SINGAPORE, Jan 17 (Reuters) - Asian stocks stumbled and the dollar was near a one-month high on Wednesday as hawkish rhetoric from central bankers beat back bets of early interest rate cuts, while geopolitical worries kept risk sentiment in check.

MSCI's broadest index of Asia-Pacific shares outside Japan fell 0.31%, touching a fresh one-month low. Japan's Nikkei shrugged off the broader malaise and was perched at a new 34-year peak.

U.S. Federal Reserve Governor Christopher Waller said on Tuesday that while inflation was approaching the central bank's 2% goal, the Fed should not rush to lower interest rates until lower inflation can clearly be sustained.

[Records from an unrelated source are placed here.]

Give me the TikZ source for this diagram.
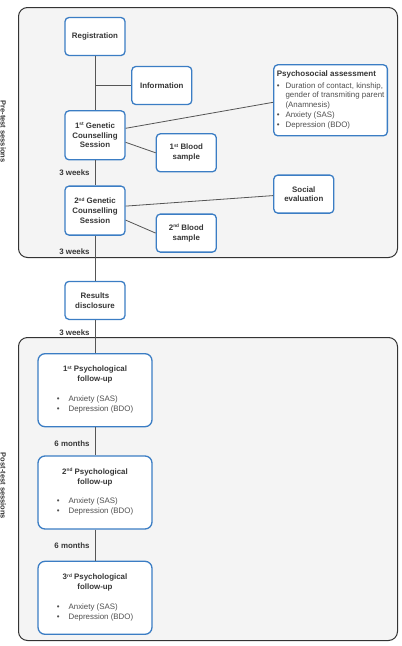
\documentclass[tikz,border=0pt]{standalone}
\usepackage{fontspec}
\setmainfont{Liberation Sans}
\usetikzlibrary{positioning}
\definecolor{boxblue}{HTML}{3B7DC4}
\definecolor{panelgray}{HTML}{F4F4F4}
\definecolor{panelline}{HTML}{333333}
\definecolor{linkgray}{HTML}{555555}
\definecolor{textgray}{HTML}{363636}
\definecolor{bodygray}{HTML}{505050}
\newcommand*{\ord}[2]{#1\raisebox{2.6pt}{\fontsize{4.8}{5}\selectfont #2}}
\newcommand*{\scales}{\mdseries\color{bodygray}\begin{tabular}[t]{@{}l@{\hspace{9pt}}l@{}}\textbullet & Anxiety (SAS)\\ \textbullet & Depression (BDO)\end{tabular}}
\tikzstyle{block} = [draw=boxblue, line width=1.3pt, fill=white, rectangle, rounded corners=4pt, inner sep=2pt, align=center, text=textgray, font=\fontsize{7.9}{9.8}\selectfont\bfseries]
\tikzstyle{stage} = [block, minimum width=60pt, minimum height=38pt]
\tikzstyle{session} = [block, minimum width=60pt, minimum height=49pt]
\tikzstyle{followup} = [block, minimum width=114pt, minimum height=73pt, rounded corners=7pt]
\tikzstyle{panel} = [draw=panelline, line width=1pt, fill=panelgray, rounded corners=9pt]
\tikzstyle{link} = [draw=linkgray, line width=0.8pt]
\tikzstyle{interval} = [font=\fontsize{7.9}{9.8}\selectfont\bfseries, text=textgray, left, inner sep=5pt]
\tikzstyle{sidetitle} = [font=\fontsize{7.5}{10}\selectfont\bfseries, text=textgray, rotate=-90, anchor=base]

\begin{document}
\begin{tikzpicture}[x=1pt, y=-1pt]
    \useasboundingbox (0,0) rectangle (402,646);

    % Panels.
    \draw [panel] (18.5,7.5) rectangle (397.5,257.5);
    \draw [panel] (18.5,337.5) rectangle (397.5,640.5);
    \node (pre) [sidetitle] at (0.6,131.5) {Pre-test sessions};
    \node (post) [sidetitle] at (0.6,486) {Post-test sessions};

    % Main column.
    \node (reg) [stage] at (95,36.5) {Registration};
    \node (gc1) [session, below=54pt of reg] {\ord{1}{st} Genetic\\Counselling\\Session};
    \node (gc2) [session, below=25pt of gc1] {\ord{2}{nd} Genetic\\Counselling\\Session};
    \node (res) [stage, below=45pt of gc2] {Results\\disclosure};
    \node (fu1) [followup, below=33pt of res] {\ord{1}{st} Psychological\\follow-up\\[10pt]\scales};
    \node (fu2) [followup, below=28pt of fu1] {\ord{2}{nd} Psychological\\follow-up\\[10pt]\scales};
    \node (fu3) [followup, below=31pt of fu2] {\ord{3}{rd} Psychological\\follow-up\\[10pt]\scales};

    % Side boxes.
    \node (info) [stage, right=5.5pt of reg, yshift=-49pt] {Information};
    \node (psy) [block, align=left, minimum width=113pt, minimum height=71pt, inner sep=3pt, right=147.5pt of gc1, yshift=35pt]
        {{\fontsize{8}{10}\selectfont Psychosocial assessment}\\[2pt]\mdseries\color{bodygray}%
        \begin{tabular}[t]{@{}l@{\hspace{6pt}}l@{}}
            \textbullet & Duration of contact, kinship,\\
                        & gender of transmiting parent\\
                        & (Anamnesis)\\
            \textbullet & Anxiety (SAS)\\
            \textbullet & Depression (BDO)
        \end{tabular}};
    \node (bs1) [stage, right=30pt of gc1, yshift=-17.5pt] {\ord{1}{st} Blood\\sample};
    \node (soc) [stage, right=147.5pt of gc2, yshift=16.5pt] {Social\\evaluation};
    \node (bs2) [stage, right=30pt of gc2, yshift=-22.5pt] {\ord{2}{nd} Blood\\sample};

    % Connectors.
    \coordinate (branch) at (reg.south |- info.west);
    \draw [link] (reg) -- (gc1);
    \draw [link] (branch) -- (info);
    \draw [link] (gc1) -- node [interval, pos=0.5] {3 weeks} (gc2);
    \draw [link] (gc2) -- node [interval, pos=0.36] {3 weeks} (res);
    \draw [link] (res) -- node [interval, pos=0.37] {3 weeks} (fu1);
    \draw [link] (fu1) -- node [interval, pos=0.58] {6 months} (fu2);
    \draw [link] (fu2) -- node [interval, pos=0.53] {6 months} (fu3);

    \draw [link] ([yshift=7pt]gc1.east) -- ([yshift=-2pt]psy.west);
    \draw [link] ([yshift=-7pt]gc1.east) -- (bs1.west);
    \draw [link] ([yshift=4.5pt]gc2.east) -- ([yshift=-1.5pt]soc.west);
    \draw [link] ([yshift=-9.5pt]gc2.east) -- (bs2.west);
\end{tikzpicture}
\end{document}
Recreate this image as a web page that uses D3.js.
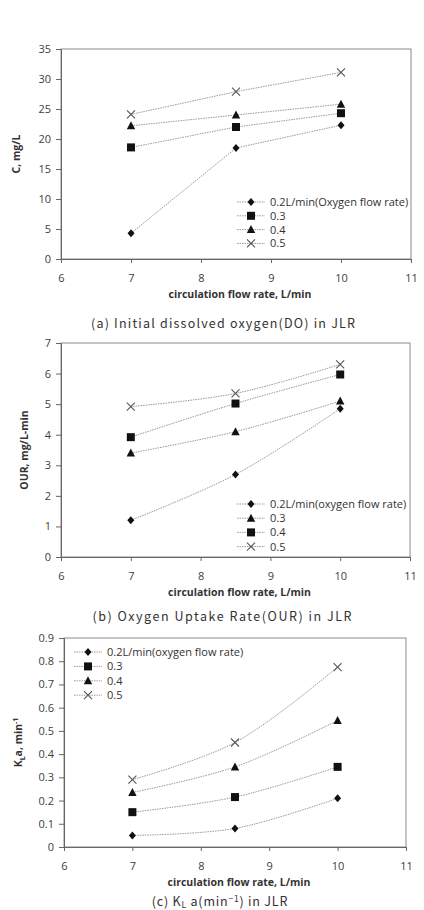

Waller's comments echoed sentiments of European central bankers, who have also pushed back against market expectations of early and steep rate cuts.

"Waller's comments were reflected in rate markets, with markets seemingly becoming a bit more sceptical that the Fed can deliver the aggressive cuts of over 160 basis points," said Kieran Williams, head of Asia FX at InTouch Capital Markets.

Markets are pricing in a 65% chance of a rate cut by the Fed in March, according to the CME FedWatch tool, compared with the 81% likelihood at the start of the week.

Geopolitical worries have also sapped sentiment as investors keep an eye on developments in the Red Sea, Gaza and Ukraine.

China stocks will likely be the focus during the Asian hours, with its GDP data due to be released at 0200 GMT. China's blue chip stocks opened slightly lower.

China's economy likely perked up slightly in the fourth quarter, enabling the government to hit its growth target after the previous year's miss, but the outlook for 2024 remains shaky amid a protracted property slump and weak consumer confidence.

Chinese Premier Li Qiang in a keynote speech to business leaders at the World Economic Forum (WEF) in Davos said that the Chinese economy had rebounded and moved upwards, and was estimated to have grown around 5.2% in 2023, above the official target of around 5%.

Overnight, U.S. stocks ended lower after mixed earnings from Morgan Stanley and Goldman Sachs pressured banks, and as sell-offs in Boeing and Apple weighed on the S&P 500.

In currency markets, the dollar index, which measures the U.S. currency against six rivals, rose 0.019% and was hovering near the one-month high of 103.42 it touched on Tuesday.

The Japanese yen weakened 0.09% to 147.34 per dollar, while Sterling was last at $1.2635.

U.S. crude fell 0.66% to $71.92 per barrel and Brent was flat on the day.

Gold prices were little changed at $2,028 in Asian hours after dropping 1% in the previous session on the stronger dollar.